Saturday, August 20, 2011

Journaling

Recently I have come across a couple of my old journals.  I couldn’t resist sitting down and reading a bit.  Ok, more than just a bit.  I read every page!  There weren’t that many pages to read though.  It seems I start with the best of intentions to put the journal down or away never to come back to it.  Well, almost never.

The one I re-read a couple of times since I rediscovered it began before I even was pregnant with my first child.  (She just celebrated her 23rd birthday recently!)  I recognize the woman writing the entries even I don’t really remember the feelings she committed to paper.  But then I suppose that is what journals are for.  I was pretty good at recording dates and other significant data so in some ways reading those old entries awakens old memories.  Pretty interesting stuff!

For the past several days I have kept one of the journals on my bedside table with the intention of journaling again.  Today was the day.  I put pen to paper and hopefully I will not be reading today’s entry years from now and thinking again how long this one journal is going to last with only a odd entry every few years!

The Hopeful Romantic

Thursday, August 4, 2011

Capable

Over the last several days I have been watching Sarah Ferguson’s reality show about finding herself (thanks to whoever invented the DVR!).  I did not know when I began watching how much it would affect me; how much it would make me look at who I really am; how much of my soul would be laid open and how raw it really was.

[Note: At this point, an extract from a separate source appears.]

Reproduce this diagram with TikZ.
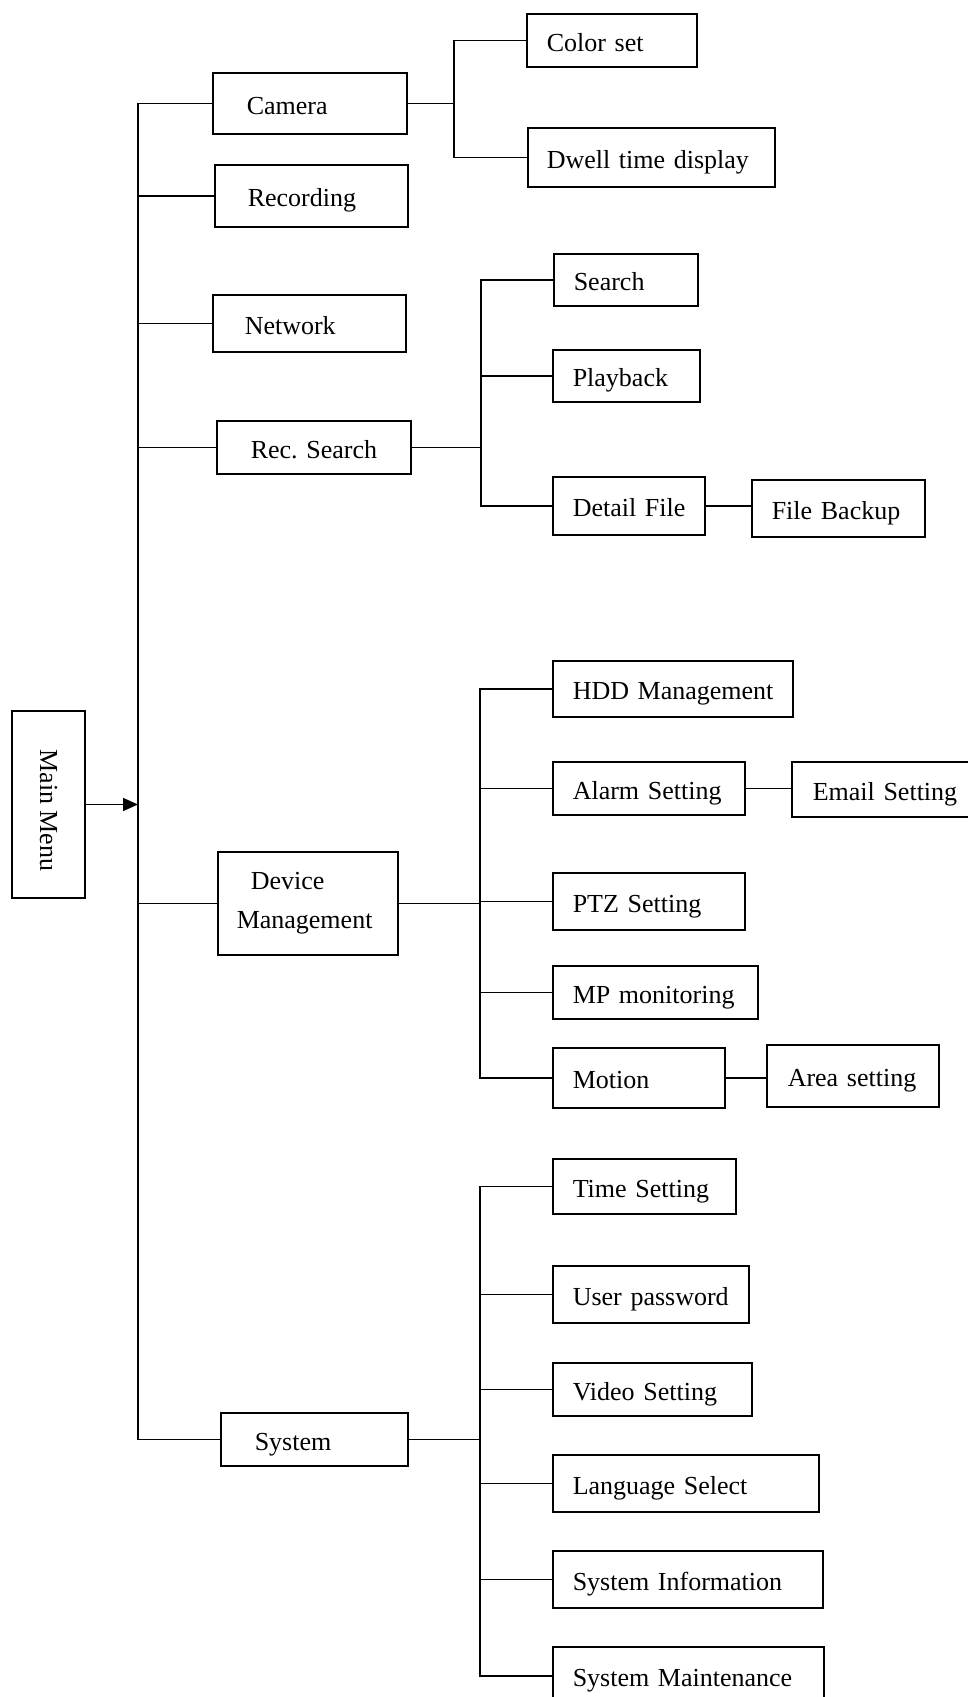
\documentclass[tikz,border=0pt]{standalone}
\usepackage{fontspec}
\usepackage{graphicx}
\setmainfont{Liberation Serif}
\usetikzlibrary{arrows.meta}
\tikzset{
  box/.style={draw, line width=1.5pt, anchor=north west, inner ysep=0pt, align=left,
    text height=23pt, text depth=1pt, font=\fontsize{26}{31}\selectfont\frenchspacing},
  ln/.style={line width=1.5pt}
}
\newcommand\mybox[7]{%
  \pgfmathsetmacro\mytw{#4-#2}%
  \node[box, inner xsep=0pt, text width=\mytw pt, minimum width={(#4-#2)*1pt},
        minimum height={(#5-#3)*1pt}] (#1) at (#2,#3) {\hspace*{#6pt}\mbox{#7}};}
\begin{document}
\begin{tikzpicture}[x=1pt, y=-1pt, line width=1.5pt]
\useasboundingbox (0,0) rectangle (968,1697);
% main menu
\node[draw, line width=1.5pt, minimum width=73pt, minimum height=187pt, inner sep=0pt,
      font=\fontsize{26}{31}\selectfont] (mainmenu) at (48.5,804.5)
      {\rotatebox{-90}{\hspace*{12pt}Main Menu}};
% level 1
\mybox{camera}{212}{72}{406}{133}{34}{Camera}
\mybox{recording}{214}{164}{407}{226}{33}{Recording}
\mybox{network}{212}{294}{405}{351}{32}{Network}
\mybox{recsearch}{216}{420}{410}{473}{34}{Rec. Search}
\node[box, inner xsep=19pt, text width=142pt, minimum width=180pt, minimum height=103pt,
      text height={}, text depth={}, font=\fontsize{26}{39.5}\selectfont]
      (devmgmt) at (217,851) {\hspace*{14pt}Device\\Management};
\mybox{system}{220}{1412}{407}{1465}{34}{System}
% camera children
\mybox{colorset}{526}{13}{696}{66}{20}{Color set}
\mybox{dwell}{527}{127}{774}{186}{19}{Dwell time display}
% rec search children
\mybox{search}{553}{253}{697}{305}{20}{Search}
\mybox{playback}{552}{349}{699}{401}{20}{Playback}
\mybox{detail}{552}{476}{704}{534}{20}{Detail File}
\mybox{backup}{751}{479}{924}{536}{20}{File Backup}
% device management children
\mybox{hdd}{552}{660}{792}{716}{20}{HDD Management}
\mybox{alarm}{552}{761}{744}{814}{20}{Alarm Setting}
\mybox{email}{791}{761}{985}{816}{21}{Email Setting}
\mybox{ptz}{552}{872}{744}{929}{20}{PTZ Setting}
\mybox{mp}{552}{965}{757}{1018}{20}{MP monitoring}
\mybox{motion}{552}{1047}{724}{1107}{20}{Motion}
\mybox{area}{766}{1044}{938}{1106}{21}{Area setting}
% system children
\mybox{time}{552}{1158}{735}{1213}{20}{Time Setting}
\mybox{user}{552}{1265}{748}{1322}{20}{User password}
\mybox{video}{552}{1362}{751}{1415}{20}{Video Setting}
\mybox{lang}{552}{1454}{818}{1511}{20}{Language Select}
\mybox{info}{552}{1550}{822}{1607}{20}{System Information}
\mybox{maint}{552}{1646}{823}{1704}{20}{System Maintenance}
% trunk coordinates
\coordinate (mx) at (138,0);
\coordinate (cb) at (454,0);
\coordinate (rb) at (481,0);
\coordinate (db) at (480,0);
\coordinate (sb) at (480,0);
% main trunk
\draw[ln] (camera.west) -| (mx |- system.west) -- (system.west);
\foreach \n in {recording, network, recsearch, devmgmt}
  \draw[ln] (\n.west) -- (\n.west -| mx);
\draw[ln, -{Triangle[length=15pt,width=13pt]}] (mainmenu.east) -- (mainmenu.east -| mx);
% camera bracket
\draw[ln] (colorset.west) -| (cb |- dwell.west) -- (dwell.west);
\draw[ln] (camera.east) -- (camera.east -| cb);
% rec search bracket
\draw[ln] (search.west) -| (rb |- detail.west) -- (detail.west);
\draw[ln] (playback.west) -- (playback.west -| rb);
\draw[ln] (recsearch.east) -- (recsearch.east -| rb);
\draw[ln] (detail.east) -- (backup.west |- detail.east);
% device management bracket
\draw[ln] (hdd.west) -| (db |- motion.west) -- (motion.west);
\foreach \n in {alarm, ptz, mp}
  \draw[ln] (\n.west) -- (\n.west -| db);
\draw[ln] (devmgmt.east) -- (devmgmt.east -| db);
\draw[ln] (alarm.east) -- (email.west |- alarm.east);
\draw[ln] (motion.east) -- (area.west |- motion.east);
% system bracket
\draw[ln] (time.west) -| (sb |- maint.west) -- (maint.west);
\foreach \n in {user, video, lang, info}
  \draw[ln] (\n.west) -- (\n.west -| sb);
\draw[ln] (system.east) -- (system.east -| sb);
\end{tikzpicture}
\end{document}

Like Sarah, for years I have spoken of my mother and her death rather openly, but hiding the pain of her leaving.  Yes, leaving!  She was sick, too sick to stay here on Earth, but she left me just the same.  I was 17 and rather sheltered.  I did not know I was sheltered.  Can we ever really know something like that when we are in the midst of it?  I was capable, but incapable at the same time.  I could do well at school.  I could cook and clean.  I could talk to others, but it was awkward and I didn’t really relate to them.  I said what I thought people wanted to hear.  I even said things that I thought I wanted to hear.  I tried to put a positive spin on things.  Even to the extent of telling myself (and others a few times) that it was probably better than my mom had died when she had.  She was in pain and there was no promise of her being well ever again.  I even said it was better for me that she was gone because I had to learn to rely on myself away from the shelter she provided. 

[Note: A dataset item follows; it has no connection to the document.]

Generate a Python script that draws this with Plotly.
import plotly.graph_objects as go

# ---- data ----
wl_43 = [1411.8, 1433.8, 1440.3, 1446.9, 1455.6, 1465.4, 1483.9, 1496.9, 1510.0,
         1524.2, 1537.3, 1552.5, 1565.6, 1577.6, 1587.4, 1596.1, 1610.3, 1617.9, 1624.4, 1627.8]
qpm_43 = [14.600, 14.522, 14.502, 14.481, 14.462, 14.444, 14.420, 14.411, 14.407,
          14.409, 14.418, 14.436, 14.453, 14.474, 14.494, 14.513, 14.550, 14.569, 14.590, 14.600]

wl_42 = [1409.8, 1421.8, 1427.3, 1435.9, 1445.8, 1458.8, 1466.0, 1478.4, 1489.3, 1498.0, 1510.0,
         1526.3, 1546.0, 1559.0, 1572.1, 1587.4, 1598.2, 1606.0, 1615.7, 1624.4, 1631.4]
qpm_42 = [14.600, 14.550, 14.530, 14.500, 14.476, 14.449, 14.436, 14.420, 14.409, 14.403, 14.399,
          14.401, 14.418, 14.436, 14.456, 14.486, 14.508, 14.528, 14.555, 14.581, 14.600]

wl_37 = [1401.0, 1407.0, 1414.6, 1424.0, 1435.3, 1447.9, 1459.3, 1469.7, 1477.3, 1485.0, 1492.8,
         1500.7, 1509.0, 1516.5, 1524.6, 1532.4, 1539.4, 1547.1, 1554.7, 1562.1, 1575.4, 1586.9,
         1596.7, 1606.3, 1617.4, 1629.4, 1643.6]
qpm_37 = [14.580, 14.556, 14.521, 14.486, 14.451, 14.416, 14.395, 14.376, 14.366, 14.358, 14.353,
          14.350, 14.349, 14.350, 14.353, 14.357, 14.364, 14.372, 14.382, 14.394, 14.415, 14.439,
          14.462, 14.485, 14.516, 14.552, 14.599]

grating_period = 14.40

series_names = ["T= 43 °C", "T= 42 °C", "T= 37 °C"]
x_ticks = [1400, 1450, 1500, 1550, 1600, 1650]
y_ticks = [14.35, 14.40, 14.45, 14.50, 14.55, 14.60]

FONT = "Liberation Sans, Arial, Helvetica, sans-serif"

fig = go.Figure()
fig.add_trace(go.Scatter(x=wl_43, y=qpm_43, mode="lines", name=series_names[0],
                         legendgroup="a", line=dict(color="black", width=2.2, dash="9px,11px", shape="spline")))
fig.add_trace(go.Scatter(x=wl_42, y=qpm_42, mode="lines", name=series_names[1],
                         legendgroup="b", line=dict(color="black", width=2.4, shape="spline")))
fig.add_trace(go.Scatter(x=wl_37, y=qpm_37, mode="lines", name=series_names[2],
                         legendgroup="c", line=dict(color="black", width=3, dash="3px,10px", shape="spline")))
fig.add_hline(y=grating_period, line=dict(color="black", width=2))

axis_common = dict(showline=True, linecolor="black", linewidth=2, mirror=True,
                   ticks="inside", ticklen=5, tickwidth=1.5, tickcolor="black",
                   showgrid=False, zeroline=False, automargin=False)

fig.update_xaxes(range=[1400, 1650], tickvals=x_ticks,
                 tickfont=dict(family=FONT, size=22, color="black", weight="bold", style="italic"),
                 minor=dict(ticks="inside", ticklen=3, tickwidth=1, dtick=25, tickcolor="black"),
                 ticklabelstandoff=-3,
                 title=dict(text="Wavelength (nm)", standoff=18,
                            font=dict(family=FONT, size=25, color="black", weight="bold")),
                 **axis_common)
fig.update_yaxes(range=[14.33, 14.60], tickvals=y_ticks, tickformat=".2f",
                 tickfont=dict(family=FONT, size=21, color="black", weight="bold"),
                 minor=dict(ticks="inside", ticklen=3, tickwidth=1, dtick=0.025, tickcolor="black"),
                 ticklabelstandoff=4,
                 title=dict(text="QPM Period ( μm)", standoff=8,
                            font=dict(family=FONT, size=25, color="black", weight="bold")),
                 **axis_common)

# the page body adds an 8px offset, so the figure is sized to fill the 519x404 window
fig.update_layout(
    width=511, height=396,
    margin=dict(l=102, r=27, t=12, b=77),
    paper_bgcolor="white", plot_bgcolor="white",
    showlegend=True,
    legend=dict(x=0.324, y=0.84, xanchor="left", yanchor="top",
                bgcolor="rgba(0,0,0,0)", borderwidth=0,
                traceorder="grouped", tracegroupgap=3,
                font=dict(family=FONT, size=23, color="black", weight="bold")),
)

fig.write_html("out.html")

Back then I was so good at putting on a capable face that adults often told me how “together” I was.  Together, ha!  I was a whirling pool of emotions, unsure of myself, but able to put forth someone that others saw as “together”.  It was something else I was capable of.  Amazing how good we can be at showing others what we think they want to see, what they will accept.

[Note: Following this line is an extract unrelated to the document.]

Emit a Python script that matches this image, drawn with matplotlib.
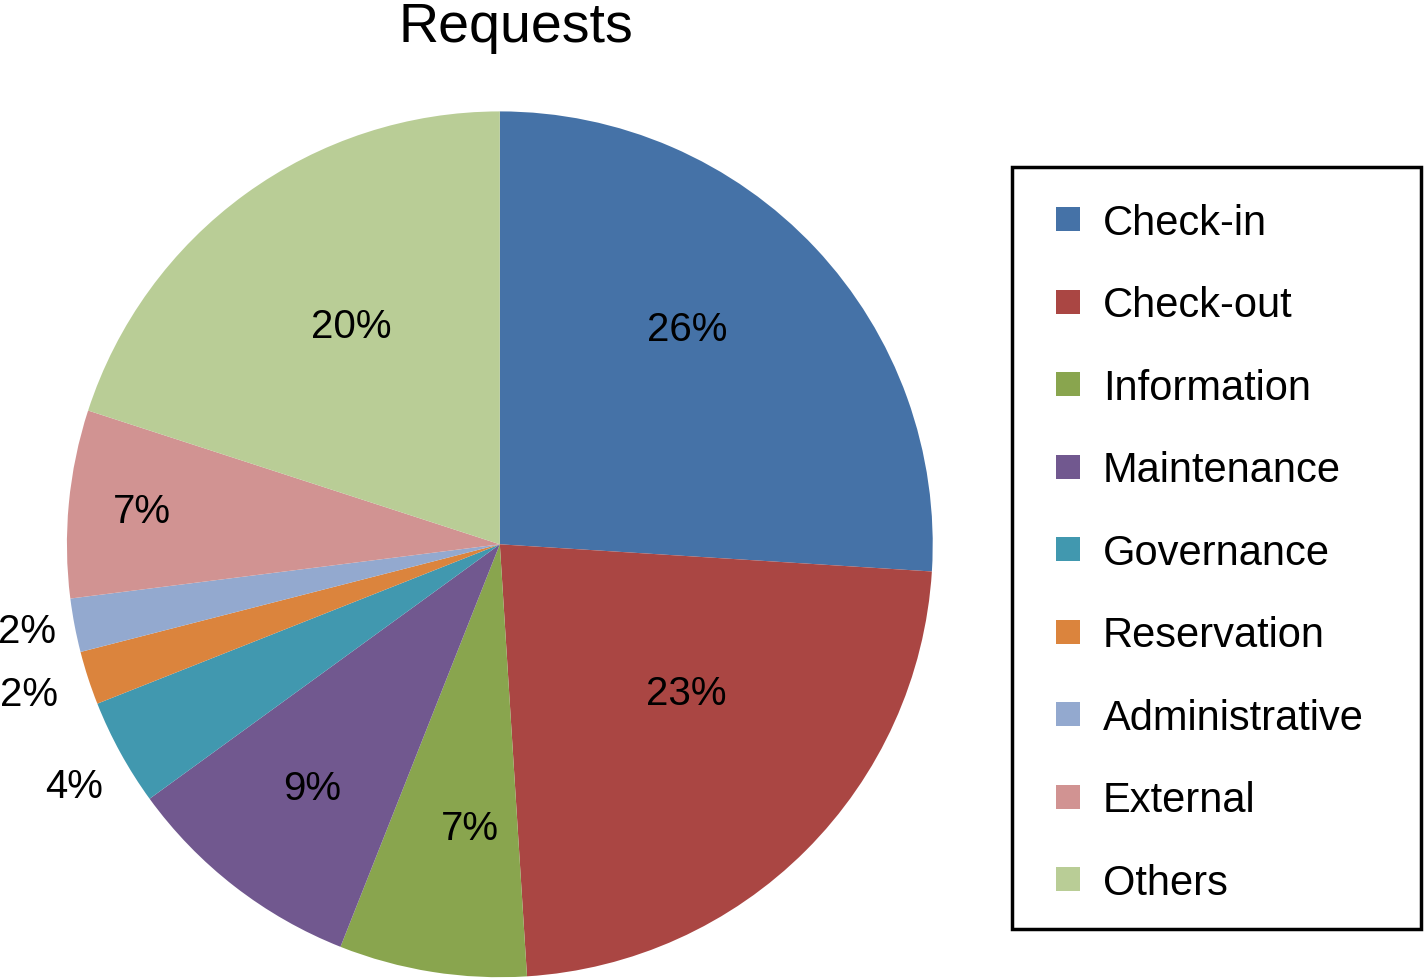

When someone told me I had it “together”, I would be puzzled.  I could not have felt less “together”.  I was scared, that is what I was!  Scared of doing the wrong thing, scared people wouldn’t like me, scared of not being loved.  I was so scared that I kept my head down, avoided eye contact, and even crossed the street to avoid having the come upon a person walking in the opposite direction! 

People that know me now can’t believe that I would do such a thing.  I am appear assured.  Am I really?  I struggle with that.  I am capable of so much more than I was at 17, but am I really assured?  People comment on my confidence in situations and again I wonder what they see that I don’t. 

Dr. Phil McGraw is helping Sarah Ferguson on her journey of self discovery.  He told her something that keep playing on the recorder that runs in the back of my in the quiet times when I think about my life.  He told her that people write on the slate of who we are as children, but the worst thing is for us to write bad things on our own slates.  Of course as a parent I am only too aware of how we write on our children’s slates.  We teach them, mold them, and influence them.  I just hadn’t thought about how we continue to write on our own slates. 

Wow!  Self deprecation is the first thing that comes to mind.  I thought that was a good thing, that it was being humble!  Not true!  I went to the dictionary and found “belittling or undervaluing oneself; excessively modest.”  Modest, hmm, not so bad, but when I read undervaluing I saw myself.  Every time I say or see myself in a way that is self deprecating I am belittling myself, undermining my own worth!  I can tell myself I am good, kind, fun, funny, etc, etc, but belittling thoughts and actions work against seeing the good.

I have to let go of anything that goes against the person I see myself as and the person I want to be.  My work is cut out for me.  The journey begins!